[Short task]: Only the lines between the line holding "Convert this chart to Plotly code." and the line holding "ball_diameter = [102, 12.7]", both of those included, should be copied exactly; drop the pictures.

(Figure scripts)
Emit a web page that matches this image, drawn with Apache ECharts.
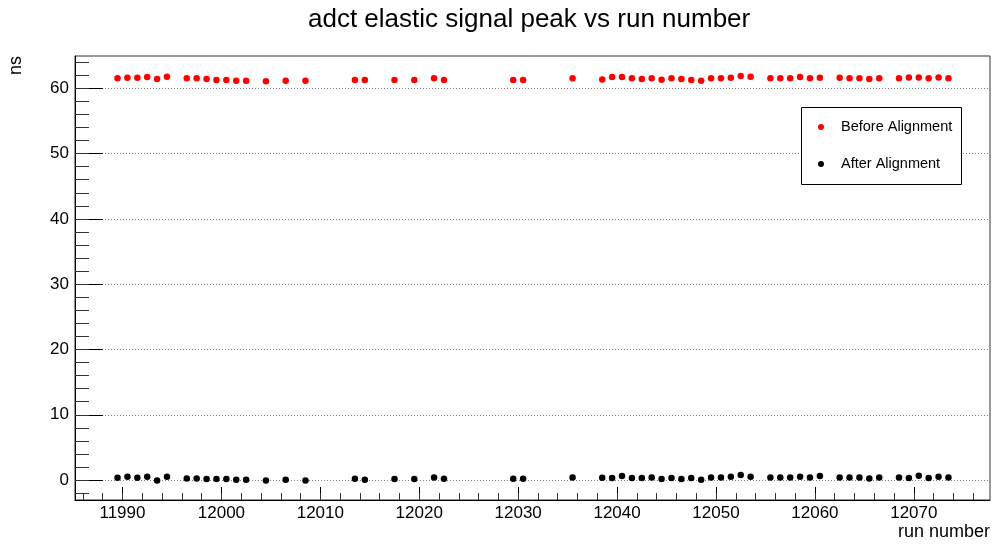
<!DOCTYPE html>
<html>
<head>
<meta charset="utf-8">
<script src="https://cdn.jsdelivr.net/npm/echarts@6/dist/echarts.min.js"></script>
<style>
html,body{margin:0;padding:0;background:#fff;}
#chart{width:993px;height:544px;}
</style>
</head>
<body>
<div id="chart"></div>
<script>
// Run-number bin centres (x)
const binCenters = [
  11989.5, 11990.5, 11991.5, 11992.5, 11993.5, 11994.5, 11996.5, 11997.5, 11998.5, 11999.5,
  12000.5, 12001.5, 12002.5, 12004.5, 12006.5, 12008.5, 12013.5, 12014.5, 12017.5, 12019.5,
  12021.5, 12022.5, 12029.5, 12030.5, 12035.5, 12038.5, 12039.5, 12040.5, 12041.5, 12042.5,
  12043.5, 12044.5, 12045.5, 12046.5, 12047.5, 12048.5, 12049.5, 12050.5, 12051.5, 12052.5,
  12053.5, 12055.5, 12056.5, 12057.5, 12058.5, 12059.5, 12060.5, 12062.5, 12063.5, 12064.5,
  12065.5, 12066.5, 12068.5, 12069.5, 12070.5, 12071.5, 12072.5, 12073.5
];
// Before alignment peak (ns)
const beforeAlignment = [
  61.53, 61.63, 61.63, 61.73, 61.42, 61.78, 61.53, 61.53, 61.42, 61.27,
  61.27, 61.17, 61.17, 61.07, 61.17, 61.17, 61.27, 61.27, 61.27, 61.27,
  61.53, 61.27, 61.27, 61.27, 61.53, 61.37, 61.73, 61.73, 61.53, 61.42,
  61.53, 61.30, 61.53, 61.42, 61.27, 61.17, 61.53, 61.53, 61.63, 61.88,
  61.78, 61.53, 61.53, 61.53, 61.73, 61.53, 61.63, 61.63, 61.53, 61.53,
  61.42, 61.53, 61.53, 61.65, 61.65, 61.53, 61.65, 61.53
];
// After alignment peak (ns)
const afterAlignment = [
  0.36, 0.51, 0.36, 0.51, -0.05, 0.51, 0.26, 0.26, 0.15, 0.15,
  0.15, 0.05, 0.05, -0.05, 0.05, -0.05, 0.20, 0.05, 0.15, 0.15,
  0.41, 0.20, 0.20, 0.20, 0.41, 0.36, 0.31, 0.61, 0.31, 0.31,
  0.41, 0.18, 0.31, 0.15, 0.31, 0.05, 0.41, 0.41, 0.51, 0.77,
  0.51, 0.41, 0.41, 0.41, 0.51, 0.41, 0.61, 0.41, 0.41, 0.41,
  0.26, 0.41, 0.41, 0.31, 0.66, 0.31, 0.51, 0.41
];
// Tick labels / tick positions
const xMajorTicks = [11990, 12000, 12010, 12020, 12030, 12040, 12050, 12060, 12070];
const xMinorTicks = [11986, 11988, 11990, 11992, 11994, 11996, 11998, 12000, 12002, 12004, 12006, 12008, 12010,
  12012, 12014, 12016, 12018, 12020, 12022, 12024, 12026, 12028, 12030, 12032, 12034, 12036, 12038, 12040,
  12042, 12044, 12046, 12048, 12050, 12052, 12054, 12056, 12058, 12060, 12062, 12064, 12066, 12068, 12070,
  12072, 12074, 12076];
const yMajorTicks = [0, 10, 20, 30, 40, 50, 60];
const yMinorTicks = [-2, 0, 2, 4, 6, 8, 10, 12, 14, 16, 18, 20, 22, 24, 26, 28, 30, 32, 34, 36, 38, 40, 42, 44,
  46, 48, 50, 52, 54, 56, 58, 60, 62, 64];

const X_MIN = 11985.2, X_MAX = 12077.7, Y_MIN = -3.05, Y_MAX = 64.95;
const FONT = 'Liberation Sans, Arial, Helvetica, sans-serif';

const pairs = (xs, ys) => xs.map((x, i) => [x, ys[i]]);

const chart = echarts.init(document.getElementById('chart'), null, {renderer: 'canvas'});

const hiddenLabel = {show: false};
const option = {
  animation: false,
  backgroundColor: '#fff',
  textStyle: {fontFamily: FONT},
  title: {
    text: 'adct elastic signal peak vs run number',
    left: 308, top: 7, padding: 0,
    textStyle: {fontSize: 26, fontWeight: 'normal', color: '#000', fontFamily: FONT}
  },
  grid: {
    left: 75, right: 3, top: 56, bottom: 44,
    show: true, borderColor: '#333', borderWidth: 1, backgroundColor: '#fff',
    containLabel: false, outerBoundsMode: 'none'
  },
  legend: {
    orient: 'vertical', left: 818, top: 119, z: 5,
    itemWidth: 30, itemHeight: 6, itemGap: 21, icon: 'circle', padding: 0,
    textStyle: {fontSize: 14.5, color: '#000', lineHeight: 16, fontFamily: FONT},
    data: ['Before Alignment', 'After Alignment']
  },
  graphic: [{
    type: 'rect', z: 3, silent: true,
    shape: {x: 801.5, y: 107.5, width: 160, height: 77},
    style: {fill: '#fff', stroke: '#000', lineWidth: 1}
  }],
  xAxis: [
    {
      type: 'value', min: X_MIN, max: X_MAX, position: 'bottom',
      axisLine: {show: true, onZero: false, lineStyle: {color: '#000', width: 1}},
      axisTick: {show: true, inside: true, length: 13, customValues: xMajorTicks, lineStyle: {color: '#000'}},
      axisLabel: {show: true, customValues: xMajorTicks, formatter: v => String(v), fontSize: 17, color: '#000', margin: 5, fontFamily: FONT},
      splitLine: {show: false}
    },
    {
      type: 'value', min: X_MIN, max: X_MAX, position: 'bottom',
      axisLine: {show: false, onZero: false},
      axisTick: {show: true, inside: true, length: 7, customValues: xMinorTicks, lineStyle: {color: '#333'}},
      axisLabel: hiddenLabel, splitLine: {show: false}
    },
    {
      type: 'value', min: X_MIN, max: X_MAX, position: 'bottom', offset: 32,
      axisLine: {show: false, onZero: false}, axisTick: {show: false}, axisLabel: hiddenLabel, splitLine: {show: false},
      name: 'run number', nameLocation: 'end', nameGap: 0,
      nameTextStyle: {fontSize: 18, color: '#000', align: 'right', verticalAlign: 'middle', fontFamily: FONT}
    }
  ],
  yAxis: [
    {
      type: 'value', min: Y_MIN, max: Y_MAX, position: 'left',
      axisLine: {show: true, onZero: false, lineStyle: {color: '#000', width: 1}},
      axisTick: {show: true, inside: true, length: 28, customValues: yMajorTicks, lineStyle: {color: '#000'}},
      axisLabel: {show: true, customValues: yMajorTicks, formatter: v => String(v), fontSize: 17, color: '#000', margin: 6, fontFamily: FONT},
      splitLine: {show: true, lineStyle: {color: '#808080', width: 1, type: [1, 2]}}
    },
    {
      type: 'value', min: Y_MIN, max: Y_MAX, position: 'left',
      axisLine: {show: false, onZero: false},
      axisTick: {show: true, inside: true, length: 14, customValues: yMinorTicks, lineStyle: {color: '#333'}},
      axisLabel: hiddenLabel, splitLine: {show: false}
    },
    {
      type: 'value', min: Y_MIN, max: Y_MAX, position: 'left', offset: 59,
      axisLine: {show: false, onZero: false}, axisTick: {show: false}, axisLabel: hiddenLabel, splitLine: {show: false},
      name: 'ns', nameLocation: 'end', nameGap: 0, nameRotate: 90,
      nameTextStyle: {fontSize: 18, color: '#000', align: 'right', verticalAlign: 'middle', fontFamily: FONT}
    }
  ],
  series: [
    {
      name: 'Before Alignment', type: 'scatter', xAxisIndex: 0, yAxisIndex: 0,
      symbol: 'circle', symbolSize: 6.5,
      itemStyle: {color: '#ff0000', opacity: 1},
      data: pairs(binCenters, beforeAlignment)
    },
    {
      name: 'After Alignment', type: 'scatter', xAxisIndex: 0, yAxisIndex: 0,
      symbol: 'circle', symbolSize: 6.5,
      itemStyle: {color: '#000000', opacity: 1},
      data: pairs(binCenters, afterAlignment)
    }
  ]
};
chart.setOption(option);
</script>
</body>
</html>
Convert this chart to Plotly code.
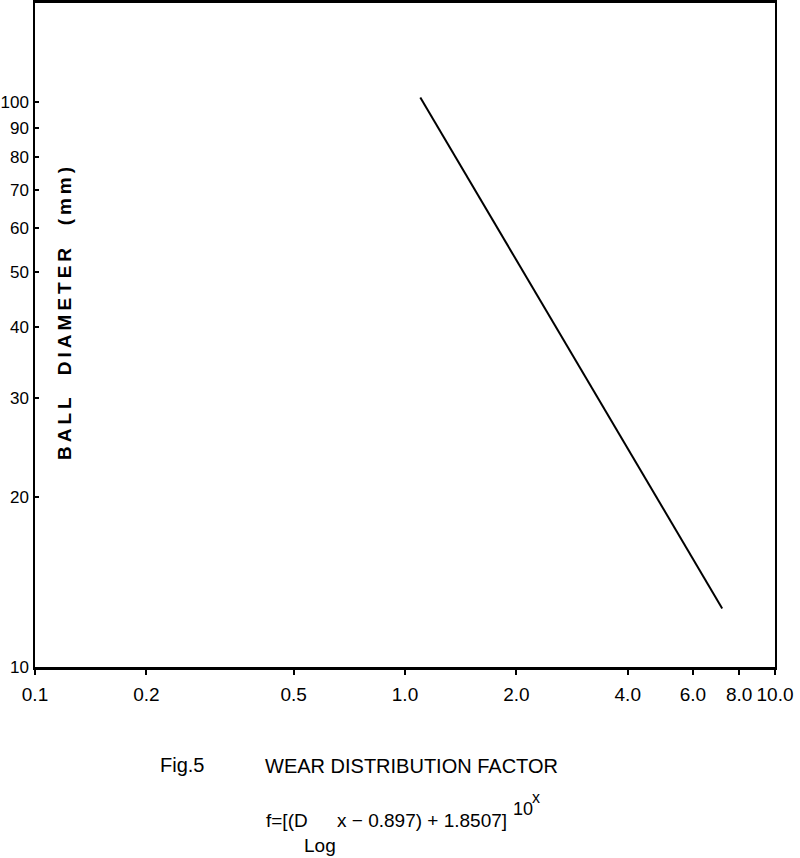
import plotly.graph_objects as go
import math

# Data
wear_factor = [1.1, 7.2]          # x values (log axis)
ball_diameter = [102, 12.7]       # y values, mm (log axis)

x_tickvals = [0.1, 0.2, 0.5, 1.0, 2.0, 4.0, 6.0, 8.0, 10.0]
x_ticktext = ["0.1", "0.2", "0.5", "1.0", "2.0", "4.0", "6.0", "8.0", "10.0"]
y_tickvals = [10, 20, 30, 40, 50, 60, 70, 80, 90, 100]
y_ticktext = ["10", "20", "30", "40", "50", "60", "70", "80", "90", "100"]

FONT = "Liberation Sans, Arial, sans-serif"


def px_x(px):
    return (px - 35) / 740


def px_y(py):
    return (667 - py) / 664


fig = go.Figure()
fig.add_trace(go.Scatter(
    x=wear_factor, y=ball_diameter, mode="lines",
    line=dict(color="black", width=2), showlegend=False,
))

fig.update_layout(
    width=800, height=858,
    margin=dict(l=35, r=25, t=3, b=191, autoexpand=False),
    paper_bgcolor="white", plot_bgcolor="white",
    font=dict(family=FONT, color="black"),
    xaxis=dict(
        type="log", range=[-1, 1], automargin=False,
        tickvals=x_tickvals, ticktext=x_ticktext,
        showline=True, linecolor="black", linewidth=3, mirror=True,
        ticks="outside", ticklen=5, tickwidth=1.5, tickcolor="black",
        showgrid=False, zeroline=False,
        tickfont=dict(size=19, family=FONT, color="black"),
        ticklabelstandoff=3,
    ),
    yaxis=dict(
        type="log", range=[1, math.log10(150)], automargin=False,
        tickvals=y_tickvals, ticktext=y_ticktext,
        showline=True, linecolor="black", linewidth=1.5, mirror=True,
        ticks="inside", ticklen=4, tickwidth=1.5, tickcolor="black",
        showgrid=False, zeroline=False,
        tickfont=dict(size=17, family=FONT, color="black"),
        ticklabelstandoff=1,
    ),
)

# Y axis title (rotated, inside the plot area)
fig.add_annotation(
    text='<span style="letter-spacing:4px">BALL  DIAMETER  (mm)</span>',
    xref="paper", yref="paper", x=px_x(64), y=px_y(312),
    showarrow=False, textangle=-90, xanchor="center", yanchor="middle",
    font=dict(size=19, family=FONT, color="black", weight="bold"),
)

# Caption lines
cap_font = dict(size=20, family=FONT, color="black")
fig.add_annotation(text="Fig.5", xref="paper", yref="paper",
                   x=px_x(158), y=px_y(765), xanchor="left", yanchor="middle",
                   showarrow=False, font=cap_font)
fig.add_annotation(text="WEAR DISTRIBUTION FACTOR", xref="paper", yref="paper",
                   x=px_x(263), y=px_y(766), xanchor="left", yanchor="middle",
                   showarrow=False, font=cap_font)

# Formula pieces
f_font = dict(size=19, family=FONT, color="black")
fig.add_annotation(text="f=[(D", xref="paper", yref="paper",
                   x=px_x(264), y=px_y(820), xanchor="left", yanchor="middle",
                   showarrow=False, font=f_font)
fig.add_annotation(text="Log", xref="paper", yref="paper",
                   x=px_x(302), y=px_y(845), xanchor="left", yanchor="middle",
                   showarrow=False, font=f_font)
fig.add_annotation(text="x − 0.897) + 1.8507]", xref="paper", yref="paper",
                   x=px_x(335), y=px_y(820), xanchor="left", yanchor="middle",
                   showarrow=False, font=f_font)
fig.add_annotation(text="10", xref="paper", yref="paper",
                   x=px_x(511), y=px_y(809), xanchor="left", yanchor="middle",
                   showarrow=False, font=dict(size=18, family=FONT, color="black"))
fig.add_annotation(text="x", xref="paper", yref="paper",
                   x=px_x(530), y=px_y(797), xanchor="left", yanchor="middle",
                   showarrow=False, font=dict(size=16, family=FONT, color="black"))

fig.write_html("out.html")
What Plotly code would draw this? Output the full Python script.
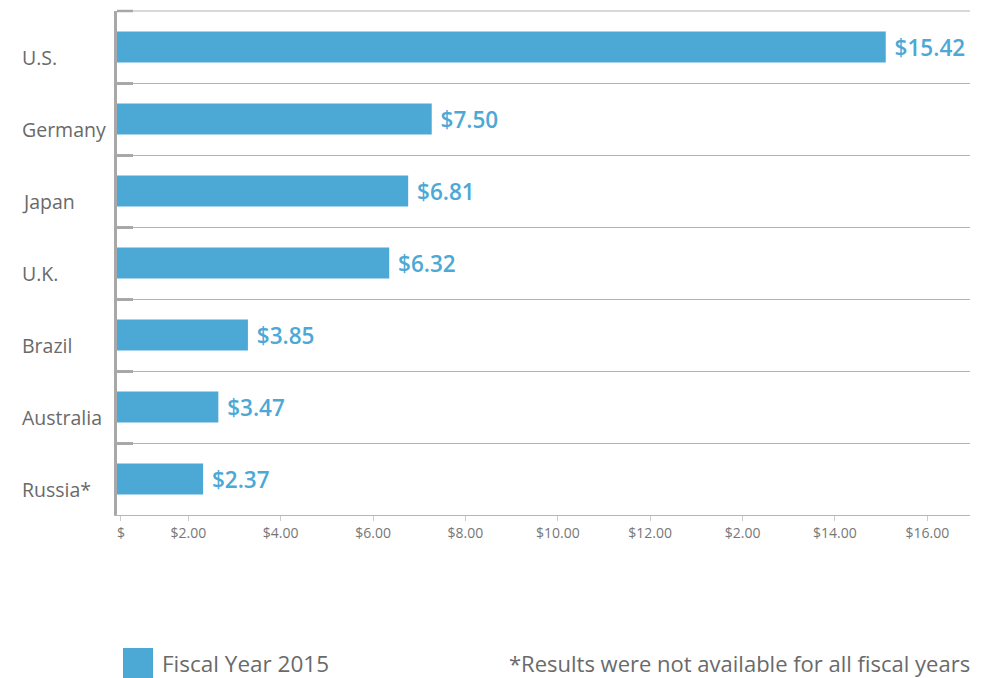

[Solution]:
Convert this chart to Plotly code.
import plotly.graph_objects as go
import math

# Data
wear_factor = [1.1, 7.2]          # x values (log axis)
ball_diameter = [102, 12.7]       # y values, mm (log axis)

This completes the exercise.